START Data in this exercise
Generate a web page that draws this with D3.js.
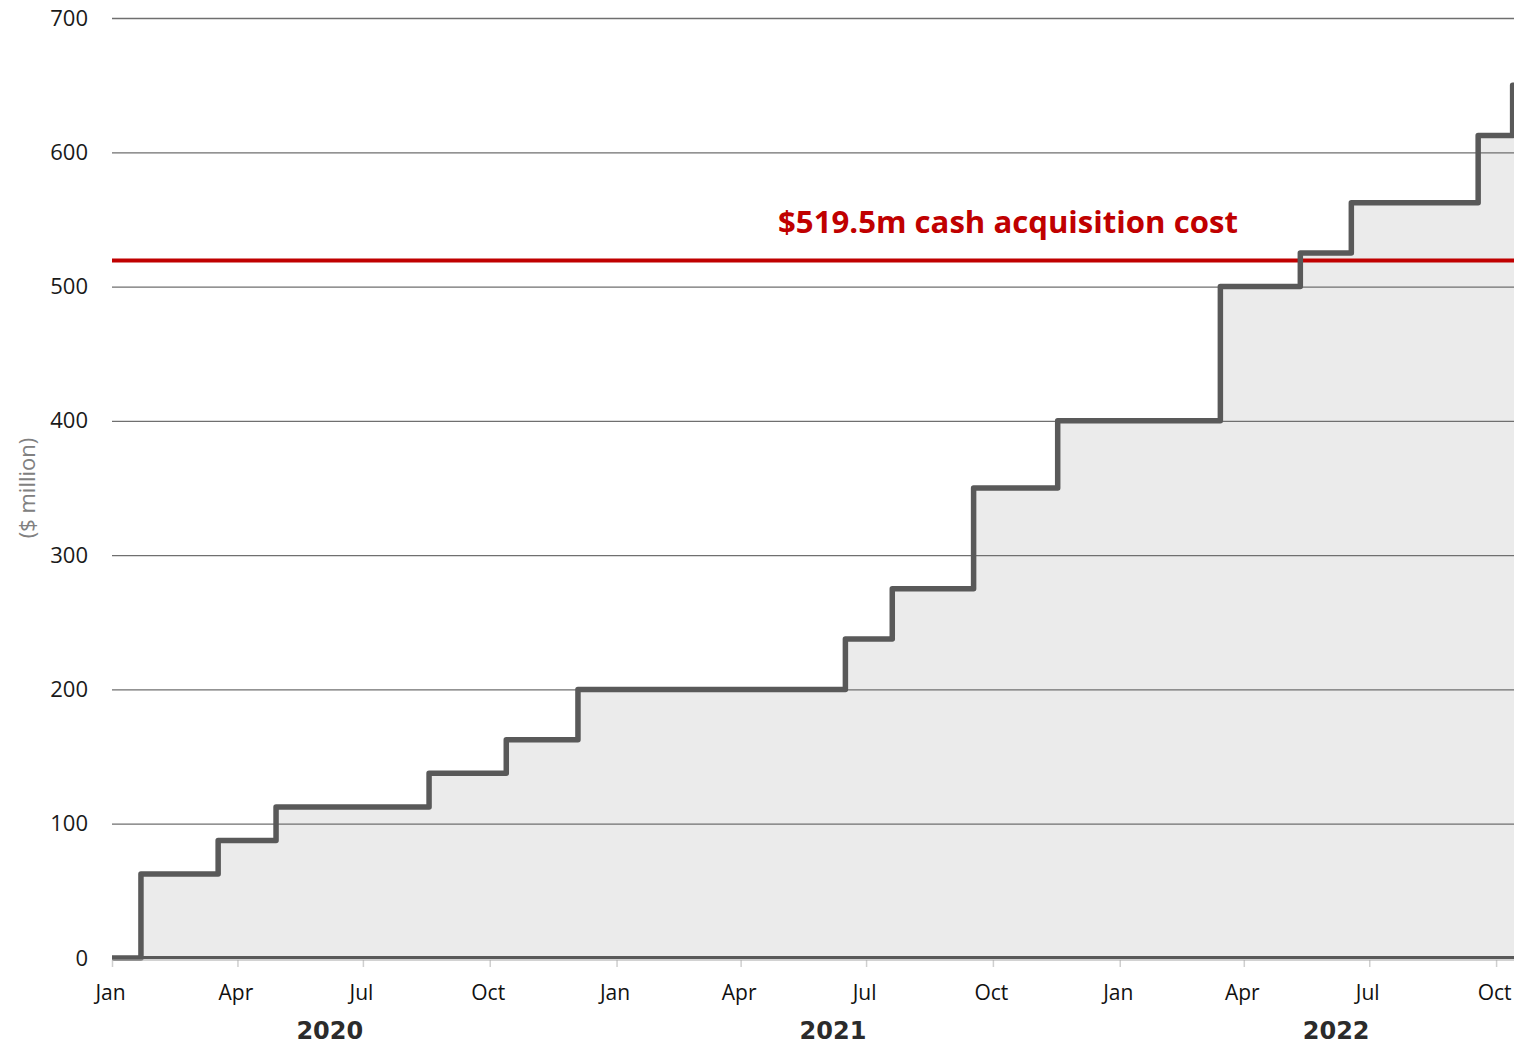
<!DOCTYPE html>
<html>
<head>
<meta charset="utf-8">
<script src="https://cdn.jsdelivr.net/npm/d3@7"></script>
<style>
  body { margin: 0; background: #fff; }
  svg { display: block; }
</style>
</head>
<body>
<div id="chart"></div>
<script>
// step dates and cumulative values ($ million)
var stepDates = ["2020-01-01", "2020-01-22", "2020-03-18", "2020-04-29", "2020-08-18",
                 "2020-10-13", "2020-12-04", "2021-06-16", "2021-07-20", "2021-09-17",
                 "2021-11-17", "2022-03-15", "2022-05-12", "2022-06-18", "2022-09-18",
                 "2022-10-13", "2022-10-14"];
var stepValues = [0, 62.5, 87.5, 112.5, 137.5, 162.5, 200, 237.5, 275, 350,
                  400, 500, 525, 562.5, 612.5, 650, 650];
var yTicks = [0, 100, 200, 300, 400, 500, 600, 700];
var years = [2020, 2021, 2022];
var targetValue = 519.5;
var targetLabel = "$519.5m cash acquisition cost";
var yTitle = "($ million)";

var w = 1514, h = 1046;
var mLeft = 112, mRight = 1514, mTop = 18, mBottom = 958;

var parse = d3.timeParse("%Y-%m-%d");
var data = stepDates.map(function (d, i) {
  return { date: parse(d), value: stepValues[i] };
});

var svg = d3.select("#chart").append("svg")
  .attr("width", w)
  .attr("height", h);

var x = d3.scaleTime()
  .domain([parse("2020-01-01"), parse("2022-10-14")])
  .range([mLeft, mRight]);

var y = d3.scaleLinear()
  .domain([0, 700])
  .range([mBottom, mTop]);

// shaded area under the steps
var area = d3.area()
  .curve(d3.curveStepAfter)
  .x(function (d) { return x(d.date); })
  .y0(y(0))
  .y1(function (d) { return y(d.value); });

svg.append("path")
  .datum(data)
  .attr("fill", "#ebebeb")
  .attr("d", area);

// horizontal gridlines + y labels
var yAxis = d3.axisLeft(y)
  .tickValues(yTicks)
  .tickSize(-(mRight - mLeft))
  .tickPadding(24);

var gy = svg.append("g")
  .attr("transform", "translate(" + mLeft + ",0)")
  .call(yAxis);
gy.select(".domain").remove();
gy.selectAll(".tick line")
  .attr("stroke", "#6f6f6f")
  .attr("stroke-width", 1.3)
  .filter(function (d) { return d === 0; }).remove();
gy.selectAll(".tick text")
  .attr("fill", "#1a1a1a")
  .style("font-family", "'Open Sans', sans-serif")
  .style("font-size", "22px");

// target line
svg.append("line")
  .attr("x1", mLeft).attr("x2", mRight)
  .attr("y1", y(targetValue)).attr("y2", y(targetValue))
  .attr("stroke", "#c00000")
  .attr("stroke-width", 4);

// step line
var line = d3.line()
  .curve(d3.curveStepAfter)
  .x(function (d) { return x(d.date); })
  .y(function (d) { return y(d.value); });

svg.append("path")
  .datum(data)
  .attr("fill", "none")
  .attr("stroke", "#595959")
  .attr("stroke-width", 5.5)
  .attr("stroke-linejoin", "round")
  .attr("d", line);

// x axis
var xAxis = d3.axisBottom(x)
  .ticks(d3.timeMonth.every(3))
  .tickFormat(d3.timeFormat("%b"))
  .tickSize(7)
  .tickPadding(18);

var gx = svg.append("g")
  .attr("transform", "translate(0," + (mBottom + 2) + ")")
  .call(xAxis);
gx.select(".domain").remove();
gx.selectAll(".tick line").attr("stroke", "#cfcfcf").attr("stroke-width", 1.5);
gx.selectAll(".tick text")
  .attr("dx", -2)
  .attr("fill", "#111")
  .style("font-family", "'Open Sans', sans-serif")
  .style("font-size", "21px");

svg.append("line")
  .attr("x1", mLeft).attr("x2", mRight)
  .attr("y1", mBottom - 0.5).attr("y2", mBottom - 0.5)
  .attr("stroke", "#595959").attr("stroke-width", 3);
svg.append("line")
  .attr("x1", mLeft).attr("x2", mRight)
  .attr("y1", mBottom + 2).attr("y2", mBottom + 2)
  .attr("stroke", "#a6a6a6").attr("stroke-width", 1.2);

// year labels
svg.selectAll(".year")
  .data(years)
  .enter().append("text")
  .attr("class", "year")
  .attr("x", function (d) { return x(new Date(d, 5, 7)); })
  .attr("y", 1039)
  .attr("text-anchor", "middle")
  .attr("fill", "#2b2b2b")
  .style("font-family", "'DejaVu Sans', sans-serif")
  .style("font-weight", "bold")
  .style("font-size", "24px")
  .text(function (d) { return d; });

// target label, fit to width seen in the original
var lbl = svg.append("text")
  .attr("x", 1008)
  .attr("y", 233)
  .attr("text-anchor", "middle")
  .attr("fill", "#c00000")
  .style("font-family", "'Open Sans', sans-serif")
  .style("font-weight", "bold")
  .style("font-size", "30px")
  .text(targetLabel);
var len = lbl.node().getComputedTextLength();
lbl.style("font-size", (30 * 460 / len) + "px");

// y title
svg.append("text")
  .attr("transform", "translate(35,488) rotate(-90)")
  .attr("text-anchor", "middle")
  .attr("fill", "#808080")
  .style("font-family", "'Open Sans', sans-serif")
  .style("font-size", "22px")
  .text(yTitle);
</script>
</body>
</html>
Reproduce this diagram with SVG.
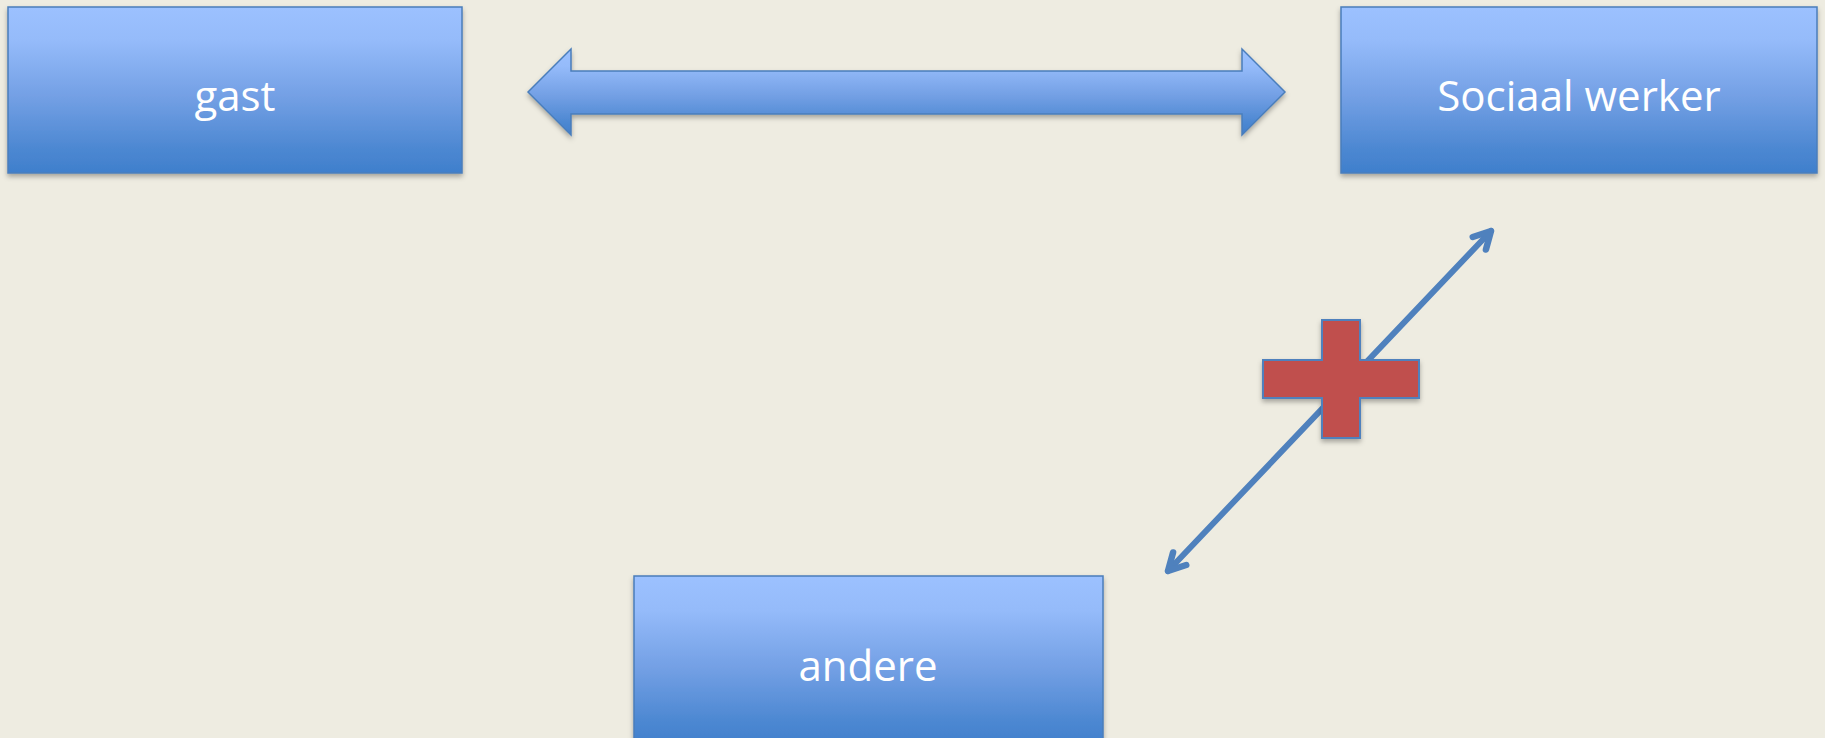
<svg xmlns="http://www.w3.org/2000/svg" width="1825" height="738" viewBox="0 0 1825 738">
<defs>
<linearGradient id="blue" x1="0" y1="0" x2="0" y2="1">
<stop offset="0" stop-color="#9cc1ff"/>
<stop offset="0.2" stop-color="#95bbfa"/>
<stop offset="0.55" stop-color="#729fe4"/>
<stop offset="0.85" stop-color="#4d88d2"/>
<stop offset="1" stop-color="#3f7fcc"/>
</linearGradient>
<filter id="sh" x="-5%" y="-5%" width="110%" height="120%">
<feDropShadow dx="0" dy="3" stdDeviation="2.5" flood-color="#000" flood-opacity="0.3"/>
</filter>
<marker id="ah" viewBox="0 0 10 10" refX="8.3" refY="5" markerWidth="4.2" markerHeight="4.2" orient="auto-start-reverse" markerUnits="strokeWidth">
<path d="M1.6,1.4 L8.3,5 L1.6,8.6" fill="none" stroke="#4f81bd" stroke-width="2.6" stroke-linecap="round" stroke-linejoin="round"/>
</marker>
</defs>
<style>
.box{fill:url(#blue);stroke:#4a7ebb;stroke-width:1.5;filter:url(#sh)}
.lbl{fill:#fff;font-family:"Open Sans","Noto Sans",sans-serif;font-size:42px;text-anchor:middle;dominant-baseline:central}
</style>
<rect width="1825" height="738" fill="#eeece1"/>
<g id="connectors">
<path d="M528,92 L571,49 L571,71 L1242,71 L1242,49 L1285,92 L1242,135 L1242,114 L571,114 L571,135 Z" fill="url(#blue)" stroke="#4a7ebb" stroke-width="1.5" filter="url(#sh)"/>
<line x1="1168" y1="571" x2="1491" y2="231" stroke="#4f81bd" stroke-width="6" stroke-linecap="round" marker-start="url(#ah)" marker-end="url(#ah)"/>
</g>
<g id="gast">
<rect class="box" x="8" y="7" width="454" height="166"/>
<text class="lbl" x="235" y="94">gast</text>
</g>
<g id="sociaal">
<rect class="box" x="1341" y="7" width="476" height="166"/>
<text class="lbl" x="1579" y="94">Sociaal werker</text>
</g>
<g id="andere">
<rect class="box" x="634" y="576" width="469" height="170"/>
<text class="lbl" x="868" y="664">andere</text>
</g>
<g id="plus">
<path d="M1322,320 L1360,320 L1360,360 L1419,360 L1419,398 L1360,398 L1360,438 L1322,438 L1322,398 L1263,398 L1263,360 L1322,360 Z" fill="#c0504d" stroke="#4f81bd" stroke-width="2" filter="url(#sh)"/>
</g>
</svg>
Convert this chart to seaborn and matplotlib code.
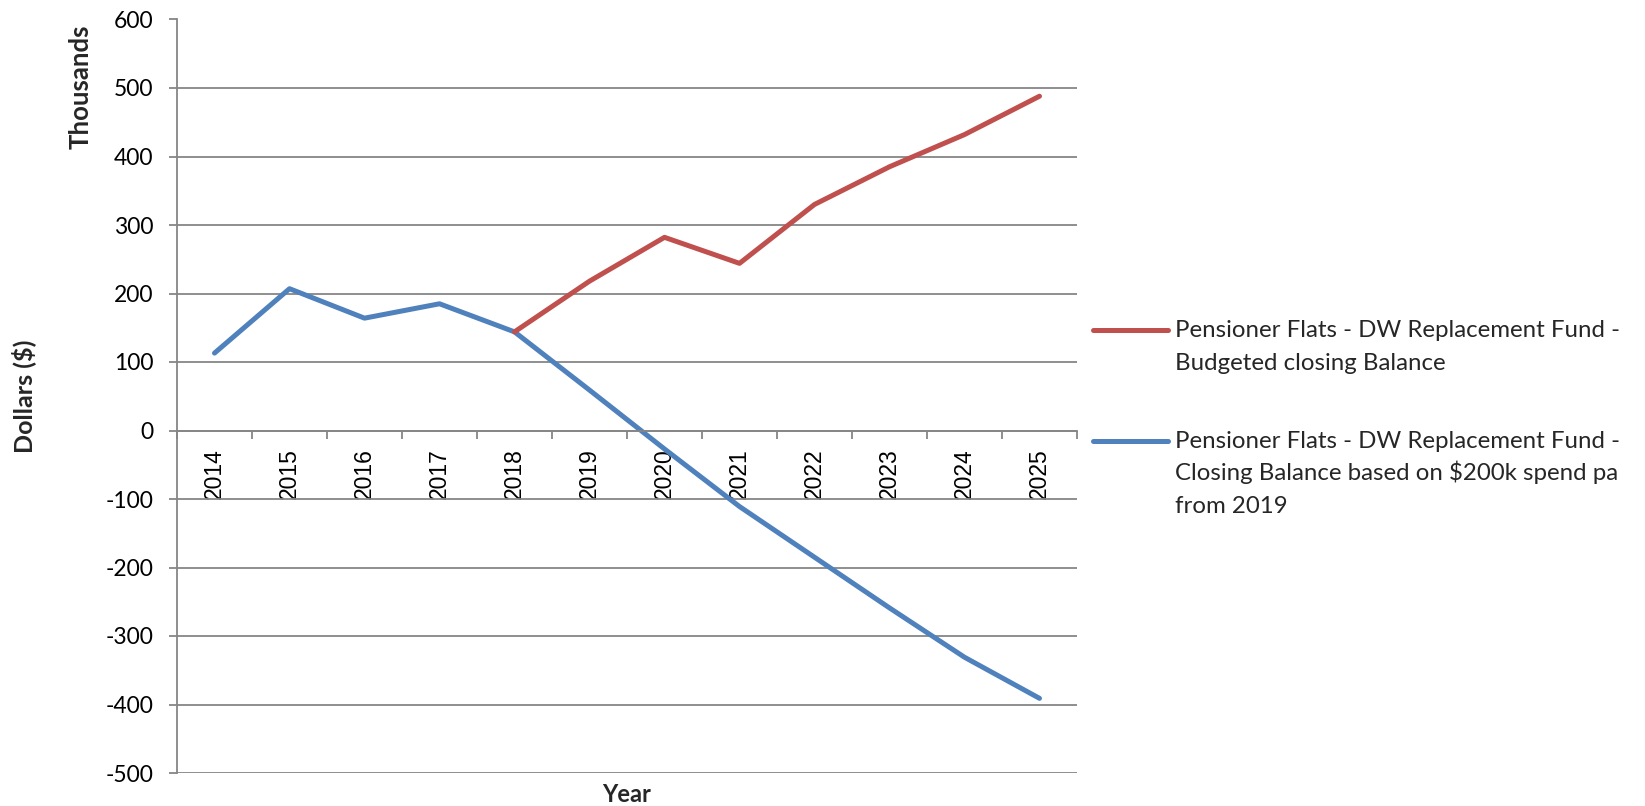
END Data in this exercise
◆ **Given exercise**
Copy nothing but the lines from the top of the material through the line holding "var mLeft = 112, mRight", exactly as written; omit pictures.

◆ **Answer to this problem**
Generate a web page that draws this with D3.js.
<!DOCTYPE html>
<html>
<head>
<meta charset="utf-8">
<script src="https://cdn.jsdelivr.net/npm/d3@7"></script>
<style>
  body { margin: 0; background: #fff; }
  svg { display: block; }
</style>
</head>
<body>
<div id="chart"></div>
<script>
// step dates and cumulative values ($ million)
var stepDates = ["2020-01-01", "2020-01-22", "2020-03-18", "2020-04-29", "2020-08-18",
                 "2020-10-13", "2020-12-04", "2021-06-16", "2021-07-20", "2021-09-17",
                 "2021-11-17", "2022-03-15", "2022-05-12", "2022-06-18", "2022-09-18",
                 "2022-10-13", "2022-10-14"];
var stepValues = [0, 62.5, 87.5, 112.5, 137.5, 162.5, 200, 237.5, 275, 350,
                  400, 500, 525, 562.5, 612.5, 650, 650];
var yTicks = [0, 100, 200, 300, 400, 500, 600, 700];
var years = [2020, 2021, 2022];
var targetValue = 519.5;
var targetLabel = "$519.5m cash acquisition cost";
var yTitle = "($ million)";

var w = 1514, h = 1046;
var mLeft = 112, mRight = 1514, mTop = 18, mBottom = 958;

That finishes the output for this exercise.